Consider what happens if an object A overrides the hierarchy by interacting with another object B. It doesn’t matter what relationship A has with B, except that B is not the direct parent class. Then A must contain a private reference to B, because otherwise, it couldn’t interact.

But if A contains the information that the children of B also have, then that information can be modified in multiple places. Therefore, the information about B isn’t safe anymore, and encapsulation is broken.

Although many object-oriented programmers build programs with this kind of architecture, this isn’t object-oriented programming. It’s just a mess.

The danger of the single paradigm

What these five problems have in common is that they implement inheritance where it’s not the best solution. Since inheritance wasn’t even included in the original form of object-oriented programming, I wouldn’t call these problems inherent to object orientation. They’re just examples of a dogma taken too far.

Not only object-oriented programming can be overdone, though. In pure functional programming, it’s extremely difficult to process user input or print messages on a screen. Object-oriented or procedural programming is much better for these purposes.

Still, there are developers who try to implement these things as pure functions and blow their code up to dozens of lines that nobody can understand. Using another paradigm, they could have easily reduced their code to a couple of readable lines.

Paradigms are a bit like religions.
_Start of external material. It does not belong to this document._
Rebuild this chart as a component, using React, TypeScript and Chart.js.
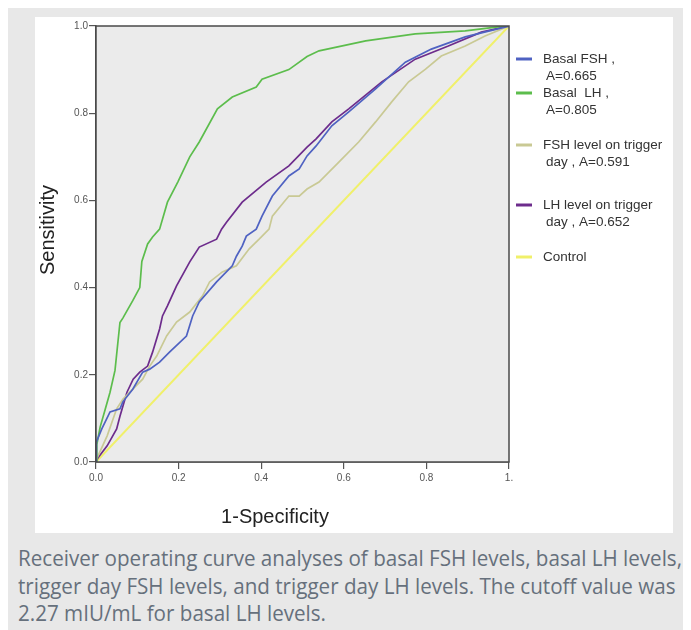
import React, { useEffect, useRef } from "react";
import { Chart, registerables } from "chart.js";

Chart.register(...registerables);

const basalFshX = [0, 0, 0.002, 0.014, 0.034, 0.058, 0.065, 0.089, 0.113, 0.13, 0.154, 0.178, 0.219, 0.234, 0.25, 0.292, 0.33, 0.34, 0.354, 0.364, 0.388, 0.402, 0.427, 0.467, 0.492, 0.511, 0.533, 0.571, 0.612, 0.677, 0.749, 0.812, 0.894, 1];
const basalFshY = [0, 0.03, 0.046, 0.076, 0.115, 0.122, 0.138, 0.167, 0.206, 0.213, 0.229, 0.252, 0.289, 0.335, 0.367, 0.413, 0.45, 0.472, 0.495, 0.518, 0.534, 0.564, 0.61, 0.656, 0.672, 0.702, 0.725, 0.771, 0.803, 0.856, 0.917, 0.947, 0.975, 1];

const basalLhX = [0, 0.002, 0.01, 0.022, 0.034, 0.046, 0.058, 0.065, 0.089, 0.106, 0.111, 0.125, 0.137, 0.154, 0.173, 0.198, 0.227, 0.25, 0.294, 0.33, 0.388, 0.402, 0.467, 0.511, 0.54, 0.653, 0.773, 0.894, 0.973, 1];
const basalLhY = [0, 0.04, 0.08, 0.12, 0.16, 0.21, 0.32, 0.33, 0.37, 0.4, 0.46, 0.5, 0.516, 0.534, 0.596, 0.642, 0.7, 0.734, 0.81, 0.837, 0.86, 0.878, 0.9, 0.93, 0.943, 0.966, 0.982, 0.989, 0.998, 1];

const fshTriggerX = [0, 0.003, 0.027, 0.05, 0.065, 0.089, 0.113, 0.13, 0.147, 0.171, 0.195, 0.227, 0.258, 0.275, 0.306, 0.34, 0.371, 0.395, 0.419, 0.427, 0.467, 0.492, 0.511, 0.54, 0.588, 0.636, 0.677, 0.716, 0.757, 0.798, 0.836, 0.894, 0.942, 1];
const fshTriggerY = [0, 0.01, 0.06, 0.122, 0.144, 0.167, 0.19, 0.22, 0.243, 0.289, 0.321, 0.344, 0.381, 0.413, 0.436, 0.45, 0.489, 0.511, 0.534, 0.564, 0.61, 0.61, 0.626, 0.642, 0.688, 0.734, 0.78, 0.826, 0.872, 0.901, 0.931, 0.954, 0.977, 1];

const lhTriggerX = [0, 0.005, 0.027, 0.05, 0.058, 0.075, 0.09, 0.106, 0.125, 0.137, 0.154, 0.161, 0.173, 0.195, 0.227, 0.25, 0.292, 0.304, 0.316, 0.354, 0.412, 0.467, 0.511, 0.533, 0.571, 0.612, 0.692, 0.773, 0.853, 0.933, 1];
const lhTriggerY = [0, 0.01, 0.037, 0.076, 0.105, 0.16, 0.19, 0.206, 0.22, 0.252, 0.305, 0.335, 0.358, 0.404, 0.459, 0.493, 0.511, 0.534, 0.55, 0.596, 0.642, 0.679, 0.722, 0.741, 0.78, 0.81, 0.872, 0.924, 0.954, 0.986, 1];

const controlX = [0, 1];
const controlY = [0, 1];

const seriesNames = ["Basal FSH", "Basal LH", "FSH level on trigger day", "LH level on trigger day", "Control"];
const legendLines = [
  ["Basal FSH ,", "A=0.665"],
  ["Basal  LH ,", "A=0.805"],
  ["FSH level on trigger", "day , A=0.591"],
  ["LH level on trigger", "day , A=0.652"],
  ["Control"],
];
const seriesColors = ["#4f62c2", "#5cbd4c", "#c9c994", "#6d2c8c", "#f0f06a"];

const xTitle = "1-Specificity";
const yTitle = "Sensitivity";
const caption = [
  "Receiver operating curve analyses of basal FSH levels, basal LH levels,",
  "trigger day FSH levels, and trigger day LH levels. The cutoff value was",
  "2.27 mIU/mL for basal LH levels.",
];

const pts = (xs: number[], ys: number[]) => xs.map((x, i) => ({ x, y: ys[i] }));

const FONT = "'Liberation Sans', Arial, sans-serif";
const CAP_FONT = "'Open Sans', 'Noto Sans', sans-serif";
const CAP_SIZE = 22;

function captionScale(): number {
  try {
    const c = document.createElement("canvas").getContext("2d");
    if (!c) return 0.85;
    c.font = `${CAP_SIZE}px ${CAP_FONT}`;
    const w = c.measureText(caption[0]).width;
    return w > 0 ? 664 / w : 0.85;
  } catch {
    return 0.85;
  }
}

export default function App() {
  const ref = useRef<HTMLCanvasElement>(null);
  const k = captionScale();
  useEffect(() => {
    if (!ref.current) return;
    const decor = {
      id: "decor",
      beforeDatasetsDraw(chart: any) {
        const { ctx, chartArea: a } = chart;
        ctx.save();
        ctx.fillStyle = "#ebebeb";
        ctx.fillRect(a.left, a.top, a.right - a.left, a.bottom - a.top);
        ctx.restore();
      },
      afterDraw(chart: any) {
        const { ctx, chartArea: a } = chart;
        ctx.save();
        ctx.strokeStyle = "#4a4a4a";
        ctx.lineWidth = 1.5;
        ctx.strokeRect(a.left, a.top, a.right - a.left, a.bottom - a.top);
        ctx.fillStyle = "#222";
        ctx.font = `20px ${FONT}`;
        ctx.textAlign = "center";
        ctx.textBaseline = "middle";
        ctx.fillText(xTitle, 240, 500);
        ctx.save();
        ctx.translate(13, 213);
        ctx.rotate(-Math.PI / 2);
        ctx.fillText(yTitle, 0, 0);
        ctx.restore();
        const rows = [42, 76, 128, 188, 240];
        ctx.font = `13.5px ${FONT}`;
        ctx.textAlign = "left";
        ctx.fillStyle = "#333";
        legendLines.forEach((lines, i) => {
          const y = rows[i];
          ctx.strokeStyle = seriesColors[i];
          ctx.lineWidth = 3;
          ctx.beginPath();
          ctx.moveTo(481, y);
          ctx.lineTo(497, y);
          ctx.stroke();
          ctx.fillText(lines[0], 508, y);
          if (lines[1]) ctx.fillText(lines[1], 511, y + 17);
        });
        ctx.restore();
      },
    };
    const chart = new Chart(ref.current, {
      type: "line",
      data: {
        datasets: [
          { label: seriesNames[0], data: pts(basalFshX, basalFshY) },
          { label: seriesNames[1], data: pts(basalLhX, basalLhY) },
          { label: seriesNames[2], data: pts(fshTriggerX, fshTriggerY) },
          { label: seriesNames[3], data: pts(lhTriggerX, lhTriggerY) },
          { label: seriesNames[4], data: pts(controlX, controlY) },
        ].map((d, i) => ({
          ...d,
          borderColor: seriesColors[i],
          backgroundColor: seriesColors[i],
          borderWidth: i === 4 ? 2 : 1.7,
          pointRadius: 0,
          tension: 0,
          fill: false,
        })),
      },
      options: {
        animation: false,
        responsive: false,
        devicePixelRatio: 1,
        layout: { padding: { top: 9, right: 164, left: 0, bottom: 0 } },
        plugins: { legend: { display: false }, title: { display: false }, tooltip: { enabled: false } },
        scales: {
          x: {
            type: "linear",
            min: 0,
            max: 1,
            afterFit: (s: any) => { s.height = 71; },
            ticks: {
              stepSize: 0.2,
              autoSkip: false,
              maxRotation: 0,
              padding: 3,
              color: "#555",
              font: { size: 10, family: FONT },
              callback: (v: any) => (Math.abs(v - 1) < 1e-9 ? "1." : Number(v).toFixed(1)),
            },
            grid: { drawOnChartArea: false, drawTicks: true, tickLength: 7, color: "#555", lineWidth: 1.2 },
            border: { color: "#4a4a4a", width: 1.5 },
          },
          y: {
            type: "linear",
            min: 0,
            max: 1,
            afterFit: (s: any) => { s.width = 61; },
            ticks: {
              stepSize: 0.2,
              padding: 1,
              color: "#555",
              font: { size: 10, family: FONT },
              callback: (v: any) => Number(v).toFixed(1),
            },
            grid: { drawOnChartArea: false, drawTicks: true, tickLength: 7, color: "#555", lineWidth: 1.2 },
            border: { color: "#4a4a4a", width: 1.5 },
          },
        },
      },
      plugins: [decor],
    } as any);
    return () => chart.destroy();
  }, []);

  return (
    <div style={{ position: "relative", marginLeft: -8, width: 691, height: 622, background: "#e8e8e8", overflow: "hidden" }}>
      <div style={{ position: "absolute", left: 35, top: 9, width: 638, height: 516, background: "#fff" }}>
        <canvas ref={ref} width={638} height={516} style={{ display: "block", width: 638, height: 516 }} />
      </div>
      <div
        style={{
          position: "absolute",
          left: 18,
          top: 536,
          fontFamily: CAP_FONT,
          fontSize: CAP_SIZE,
          lineHeight: "27.5px",
          color: "#66707c",
          whiteSpace: "nowrap",
        }}
      >
        {caption.map((c, i) => (
          <div key={i}>
            <span style={{ display: "inline-block", transform: `scaleX(${k})`, transformOrigin: "left center" }}>{c}</span>
          </div>
        ))}
      </div>
    </div>
  );
}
They’re good in moderation — arguably, Jesus, Mohamed and Buddha said some pretty cool stuff. But if you follow them to the last little detail, you might end up making the lives of yourself and of people around you quite miserable.

The same goes for programming paradigms. There’s no doubt that functional programming is gaining traction, whereas object-oriented programming has attracted some harsh criticism in the last few years.

It makes sense to get informed about new programming paradigms and use them when appropriate. If object-oriented programming is the hammer that makes developers see nails wherever they go, is that a reason to throw the hammer out the window? No. You add a screwdriver to your toolbox, and maybe a knife or a pair of scissors, and you choose your tool based on the problem at hand.

Functional and object-oriented programmers alike, stop treating your paradigms like a religion. They’re tools, and they all have their use somewhere. What you use should only depend on what problems you are solving.

The big question: are we on the cusp of a new revolution?

At the end of the day, the — admittedly rather heated — debate of functional versus object-oriented programming boils down to this: could we be reaching the end of the era of object-oriented programming?

More and more problems are coming up where functional programming is often the more efficient option. Think data analysis, machine learning, and parallel programming. The more you get into those fields, the more you’ll love functional programming.

But if you look at the status quo, there are a dozen offers for object-oriented programmers to one offer for functional coders. That doesn’t mean you won’t get a job if you prefer the latter; functional developers are still pretty scarce these days.

The most likely scenario is that object-oriented programming will stay around for another decade or so. Sure, the avant-garde is functional, but that doesn’t mean you should ditch object-oriented yet. It’s still incredibly good to have in your repertoire.

So don’t throw object-oriented programming out of your toolbox in the next few years. But make sure that it’s not the only tool you have.